▶

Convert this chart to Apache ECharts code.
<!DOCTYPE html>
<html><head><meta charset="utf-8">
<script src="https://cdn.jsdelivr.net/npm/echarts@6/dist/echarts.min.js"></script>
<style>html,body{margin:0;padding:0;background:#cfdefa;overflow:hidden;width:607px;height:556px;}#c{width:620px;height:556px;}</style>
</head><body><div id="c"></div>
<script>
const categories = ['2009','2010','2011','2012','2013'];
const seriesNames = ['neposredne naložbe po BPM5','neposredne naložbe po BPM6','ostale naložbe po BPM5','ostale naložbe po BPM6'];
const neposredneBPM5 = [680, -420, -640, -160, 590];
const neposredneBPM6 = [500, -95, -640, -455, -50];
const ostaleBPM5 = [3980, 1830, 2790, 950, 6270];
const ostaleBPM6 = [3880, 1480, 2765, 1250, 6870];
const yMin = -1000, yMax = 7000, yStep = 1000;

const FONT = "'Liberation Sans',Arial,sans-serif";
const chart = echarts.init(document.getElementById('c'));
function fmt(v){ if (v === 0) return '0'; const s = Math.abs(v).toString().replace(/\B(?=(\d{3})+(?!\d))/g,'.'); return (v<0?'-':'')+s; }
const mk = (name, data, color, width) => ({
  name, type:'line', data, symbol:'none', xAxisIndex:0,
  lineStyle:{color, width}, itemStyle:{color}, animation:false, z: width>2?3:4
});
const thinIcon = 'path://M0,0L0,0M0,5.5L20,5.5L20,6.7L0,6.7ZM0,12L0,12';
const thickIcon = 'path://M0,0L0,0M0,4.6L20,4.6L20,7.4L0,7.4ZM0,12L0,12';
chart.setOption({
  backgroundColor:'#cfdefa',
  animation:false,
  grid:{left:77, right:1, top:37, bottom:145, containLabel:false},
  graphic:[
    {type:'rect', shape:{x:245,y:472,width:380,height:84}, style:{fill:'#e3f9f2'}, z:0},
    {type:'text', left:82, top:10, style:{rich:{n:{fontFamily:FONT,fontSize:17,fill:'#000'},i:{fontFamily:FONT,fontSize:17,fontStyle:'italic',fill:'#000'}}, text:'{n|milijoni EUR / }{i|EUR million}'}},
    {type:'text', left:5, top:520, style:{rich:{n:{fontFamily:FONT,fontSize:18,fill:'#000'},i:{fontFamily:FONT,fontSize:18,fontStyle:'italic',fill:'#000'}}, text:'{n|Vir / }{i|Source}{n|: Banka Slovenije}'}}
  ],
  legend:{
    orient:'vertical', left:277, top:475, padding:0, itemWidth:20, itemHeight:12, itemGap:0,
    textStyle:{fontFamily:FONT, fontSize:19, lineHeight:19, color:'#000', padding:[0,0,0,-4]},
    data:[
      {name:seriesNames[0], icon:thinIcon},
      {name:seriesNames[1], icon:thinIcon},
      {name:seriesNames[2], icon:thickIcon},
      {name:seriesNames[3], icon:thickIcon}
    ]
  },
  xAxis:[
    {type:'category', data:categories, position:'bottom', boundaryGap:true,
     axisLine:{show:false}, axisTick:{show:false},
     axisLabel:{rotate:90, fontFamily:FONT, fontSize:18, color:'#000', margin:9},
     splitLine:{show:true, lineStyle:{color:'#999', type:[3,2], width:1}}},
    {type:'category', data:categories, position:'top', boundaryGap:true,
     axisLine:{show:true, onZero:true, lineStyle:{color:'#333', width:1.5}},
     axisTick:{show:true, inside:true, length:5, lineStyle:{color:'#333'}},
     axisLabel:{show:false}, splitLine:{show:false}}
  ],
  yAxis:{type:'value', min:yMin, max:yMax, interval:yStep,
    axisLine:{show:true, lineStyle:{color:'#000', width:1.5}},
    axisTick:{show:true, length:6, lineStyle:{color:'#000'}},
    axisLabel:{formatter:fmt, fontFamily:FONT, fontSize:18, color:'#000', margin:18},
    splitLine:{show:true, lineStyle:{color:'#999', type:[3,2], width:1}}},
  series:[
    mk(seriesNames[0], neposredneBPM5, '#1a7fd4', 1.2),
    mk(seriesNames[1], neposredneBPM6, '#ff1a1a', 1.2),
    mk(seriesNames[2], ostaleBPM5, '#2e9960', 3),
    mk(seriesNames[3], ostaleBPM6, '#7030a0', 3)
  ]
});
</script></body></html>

◀
▶

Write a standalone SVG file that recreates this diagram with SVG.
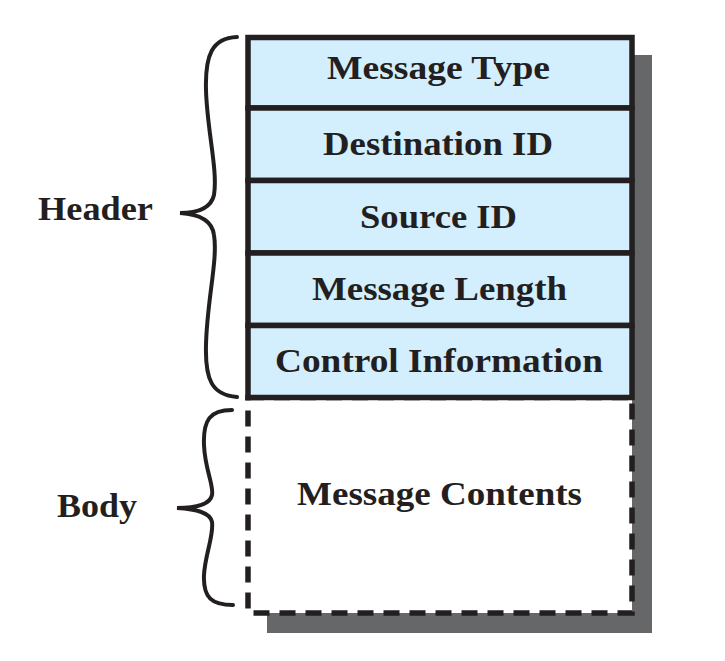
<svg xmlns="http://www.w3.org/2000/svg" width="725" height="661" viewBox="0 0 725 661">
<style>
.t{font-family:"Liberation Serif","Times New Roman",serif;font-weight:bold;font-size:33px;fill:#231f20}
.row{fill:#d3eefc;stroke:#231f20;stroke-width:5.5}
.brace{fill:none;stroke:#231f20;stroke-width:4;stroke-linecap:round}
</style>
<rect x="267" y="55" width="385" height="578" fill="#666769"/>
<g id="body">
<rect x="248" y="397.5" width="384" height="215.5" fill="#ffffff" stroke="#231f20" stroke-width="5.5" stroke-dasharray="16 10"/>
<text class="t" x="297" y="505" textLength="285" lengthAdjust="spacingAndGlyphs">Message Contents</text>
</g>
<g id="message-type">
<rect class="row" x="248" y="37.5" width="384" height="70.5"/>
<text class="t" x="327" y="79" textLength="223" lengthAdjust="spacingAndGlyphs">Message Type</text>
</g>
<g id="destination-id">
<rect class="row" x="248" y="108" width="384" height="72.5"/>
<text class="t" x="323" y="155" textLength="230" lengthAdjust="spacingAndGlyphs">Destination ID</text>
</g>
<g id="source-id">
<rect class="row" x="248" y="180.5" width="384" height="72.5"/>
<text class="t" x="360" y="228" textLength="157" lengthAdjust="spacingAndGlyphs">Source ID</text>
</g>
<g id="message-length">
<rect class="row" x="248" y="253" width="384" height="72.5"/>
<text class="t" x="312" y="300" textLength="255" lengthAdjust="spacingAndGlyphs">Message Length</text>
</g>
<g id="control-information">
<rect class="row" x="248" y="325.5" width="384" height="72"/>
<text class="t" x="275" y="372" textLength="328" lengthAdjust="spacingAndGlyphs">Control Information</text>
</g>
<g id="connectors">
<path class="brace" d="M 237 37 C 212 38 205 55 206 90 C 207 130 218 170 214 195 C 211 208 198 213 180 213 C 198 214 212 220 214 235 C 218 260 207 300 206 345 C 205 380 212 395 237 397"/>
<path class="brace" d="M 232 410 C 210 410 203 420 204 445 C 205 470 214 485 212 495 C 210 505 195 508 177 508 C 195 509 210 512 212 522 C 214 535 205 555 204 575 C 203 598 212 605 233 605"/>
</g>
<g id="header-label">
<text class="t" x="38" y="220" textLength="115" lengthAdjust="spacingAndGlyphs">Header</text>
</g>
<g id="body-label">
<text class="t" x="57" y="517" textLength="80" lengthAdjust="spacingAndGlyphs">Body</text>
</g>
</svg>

◀
▶

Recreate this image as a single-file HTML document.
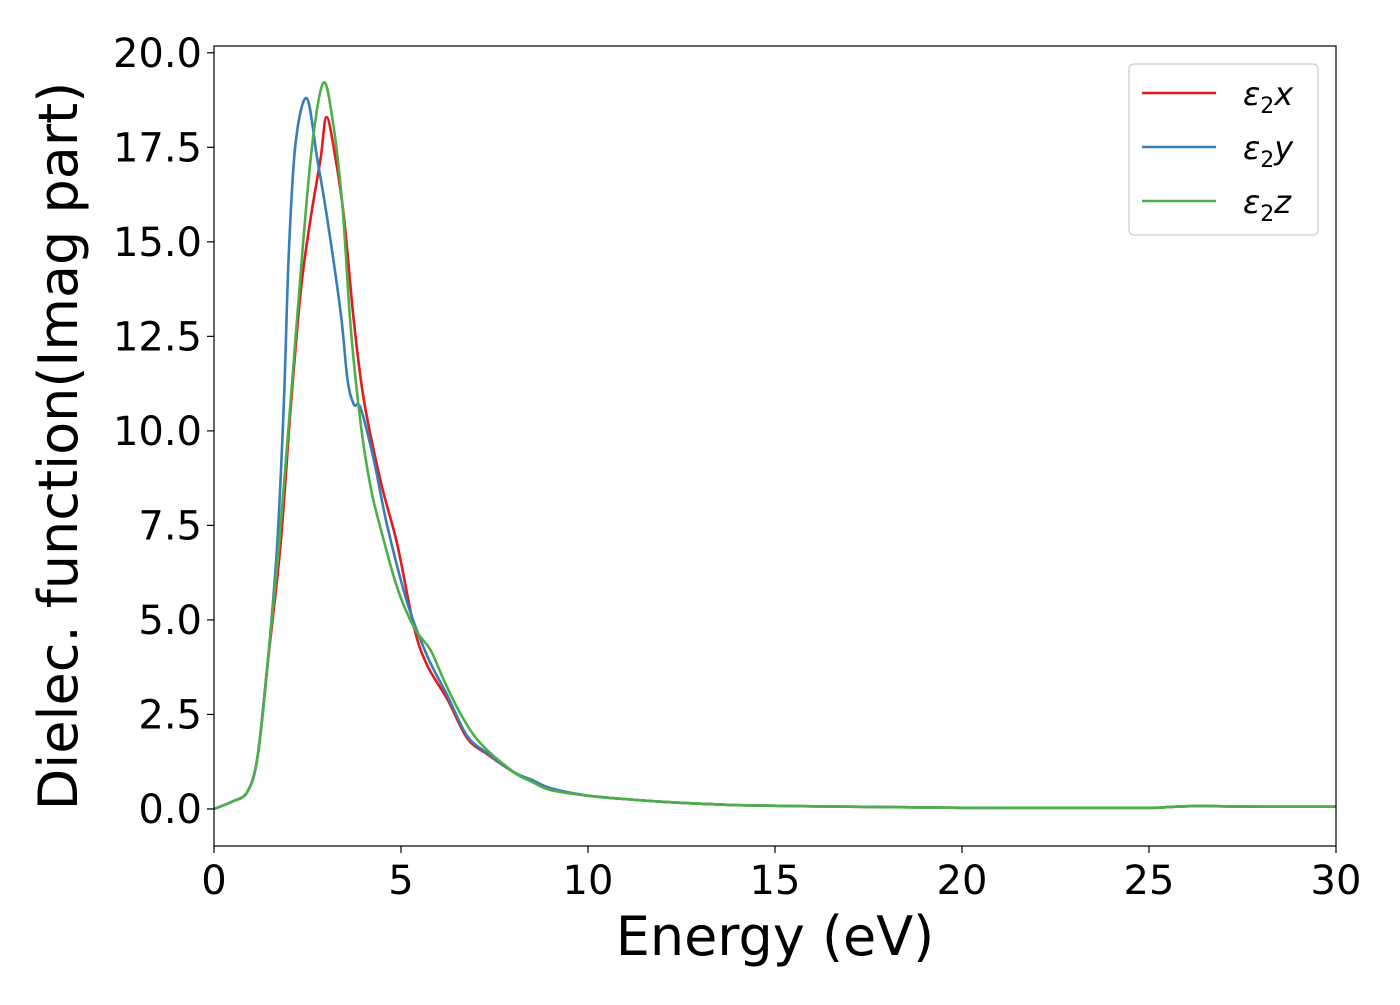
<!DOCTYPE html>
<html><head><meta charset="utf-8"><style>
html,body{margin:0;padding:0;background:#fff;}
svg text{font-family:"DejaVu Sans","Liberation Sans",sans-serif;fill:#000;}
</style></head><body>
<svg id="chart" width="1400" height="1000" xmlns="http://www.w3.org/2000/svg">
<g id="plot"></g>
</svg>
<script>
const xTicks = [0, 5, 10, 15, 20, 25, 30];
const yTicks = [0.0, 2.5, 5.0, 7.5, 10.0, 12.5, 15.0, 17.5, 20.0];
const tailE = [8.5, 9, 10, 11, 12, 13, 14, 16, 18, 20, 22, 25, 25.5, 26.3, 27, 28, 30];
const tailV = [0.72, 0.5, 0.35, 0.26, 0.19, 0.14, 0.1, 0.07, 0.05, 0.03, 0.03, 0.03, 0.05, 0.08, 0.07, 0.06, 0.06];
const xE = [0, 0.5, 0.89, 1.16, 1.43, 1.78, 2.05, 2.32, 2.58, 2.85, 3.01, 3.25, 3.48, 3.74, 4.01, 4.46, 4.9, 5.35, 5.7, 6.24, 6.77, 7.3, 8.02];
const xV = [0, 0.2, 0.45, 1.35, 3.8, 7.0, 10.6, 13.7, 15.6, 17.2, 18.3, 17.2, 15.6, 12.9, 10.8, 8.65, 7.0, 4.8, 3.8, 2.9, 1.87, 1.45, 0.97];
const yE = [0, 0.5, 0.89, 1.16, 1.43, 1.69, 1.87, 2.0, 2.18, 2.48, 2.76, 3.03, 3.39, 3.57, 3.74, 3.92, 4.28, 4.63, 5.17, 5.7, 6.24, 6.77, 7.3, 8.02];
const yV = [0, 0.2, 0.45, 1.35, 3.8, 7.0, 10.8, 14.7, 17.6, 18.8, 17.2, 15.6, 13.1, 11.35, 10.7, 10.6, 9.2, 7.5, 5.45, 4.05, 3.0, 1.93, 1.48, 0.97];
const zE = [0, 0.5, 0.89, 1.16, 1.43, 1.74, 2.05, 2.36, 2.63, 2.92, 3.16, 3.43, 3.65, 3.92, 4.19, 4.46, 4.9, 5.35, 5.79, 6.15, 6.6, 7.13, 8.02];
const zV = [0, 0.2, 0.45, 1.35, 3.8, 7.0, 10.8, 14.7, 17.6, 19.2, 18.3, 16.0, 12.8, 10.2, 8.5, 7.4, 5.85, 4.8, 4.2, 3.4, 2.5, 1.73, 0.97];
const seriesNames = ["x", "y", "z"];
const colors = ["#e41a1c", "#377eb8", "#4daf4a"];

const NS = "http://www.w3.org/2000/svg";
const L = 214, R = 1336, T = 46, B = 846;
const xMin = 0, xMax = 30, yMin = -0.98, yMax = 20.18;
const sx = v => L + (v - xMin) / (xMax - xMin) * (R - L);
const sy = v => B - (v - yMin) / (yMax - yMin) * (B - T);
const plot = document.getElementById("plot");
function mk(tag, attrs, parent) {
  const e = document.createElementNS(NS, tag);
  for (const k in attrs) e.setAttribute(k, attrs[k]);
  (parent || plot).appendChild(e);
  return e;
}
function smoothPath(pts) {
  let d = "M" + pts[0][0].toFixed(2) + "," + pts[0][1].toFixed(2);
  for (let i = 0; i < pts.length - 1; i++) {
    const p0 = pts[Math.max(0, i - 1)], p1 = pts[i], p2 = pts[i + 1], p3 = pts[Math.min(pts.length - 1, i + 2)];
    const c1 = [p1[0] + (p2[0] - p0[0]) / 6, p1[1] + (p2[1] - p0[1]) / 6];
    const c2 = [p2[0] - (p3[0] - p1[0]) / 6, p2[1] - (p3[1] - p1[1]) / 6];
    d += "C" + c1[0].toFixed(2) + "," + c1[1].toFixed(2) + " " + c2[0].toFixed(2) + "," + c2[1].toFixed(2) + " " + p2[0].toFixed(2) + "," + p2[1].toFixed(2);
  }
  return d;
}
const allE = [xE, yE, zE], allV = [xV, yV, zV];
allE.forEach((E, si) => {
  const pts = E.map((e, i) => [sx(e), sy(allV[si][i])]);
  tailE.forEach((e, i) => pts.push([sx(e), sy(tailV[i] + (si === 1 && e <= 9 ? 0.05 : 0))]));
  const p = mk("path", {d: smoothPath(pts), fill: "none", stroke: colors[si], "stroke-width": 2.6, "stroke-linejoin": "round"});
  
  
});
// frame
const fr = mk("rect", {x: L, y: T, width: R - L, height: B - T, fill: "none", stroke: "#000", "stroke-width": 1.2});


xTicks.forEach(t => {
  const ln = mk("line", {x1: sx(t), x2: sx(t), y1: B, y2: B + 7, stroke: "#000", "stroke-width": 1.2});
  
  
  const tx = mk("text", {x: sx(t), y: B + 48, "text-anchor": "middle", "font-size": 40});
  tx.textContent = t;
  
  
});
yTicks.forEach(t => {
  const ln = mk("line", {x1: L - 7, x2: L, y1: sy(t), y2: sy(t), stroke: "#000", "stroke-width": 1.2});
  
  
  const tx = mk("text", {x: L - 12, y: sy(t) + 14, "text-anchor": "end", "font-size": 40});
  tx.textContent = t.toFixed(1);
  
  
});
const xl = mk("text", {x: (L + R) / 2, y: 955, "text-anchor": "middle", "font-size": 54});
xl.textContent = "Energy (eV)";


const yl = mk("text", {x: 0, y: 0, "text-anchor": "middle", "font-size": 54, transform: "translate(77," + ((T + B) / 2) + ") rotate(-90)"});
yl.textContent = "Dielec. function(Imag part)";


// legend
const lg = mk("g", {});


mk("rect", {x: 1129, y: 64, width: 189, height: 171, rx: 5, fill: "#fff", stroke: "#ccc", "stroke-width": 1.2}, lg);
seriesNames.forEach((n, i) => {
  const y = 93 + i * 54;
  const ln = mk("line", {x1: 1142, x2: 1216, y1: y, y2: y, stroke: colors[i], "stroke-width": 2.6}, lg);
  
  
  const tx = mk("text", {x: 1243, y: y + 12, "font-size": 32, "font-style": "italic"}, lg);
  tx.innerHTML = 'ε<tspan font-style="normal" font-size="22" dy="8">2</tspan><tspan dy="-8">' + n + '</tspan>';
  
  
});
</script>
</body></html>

◀

* **GOAL**: Scan the material above. Return every line containing the string "document".

* **SOLUTION FOR THIS PROBLEM**:
const chart = echarts.init(document.getElementById('c'));
Recreate this image as a single-file HTML document.
const plot = document.getElementById("plot");
  const e = document.createElementNS(NS, tag);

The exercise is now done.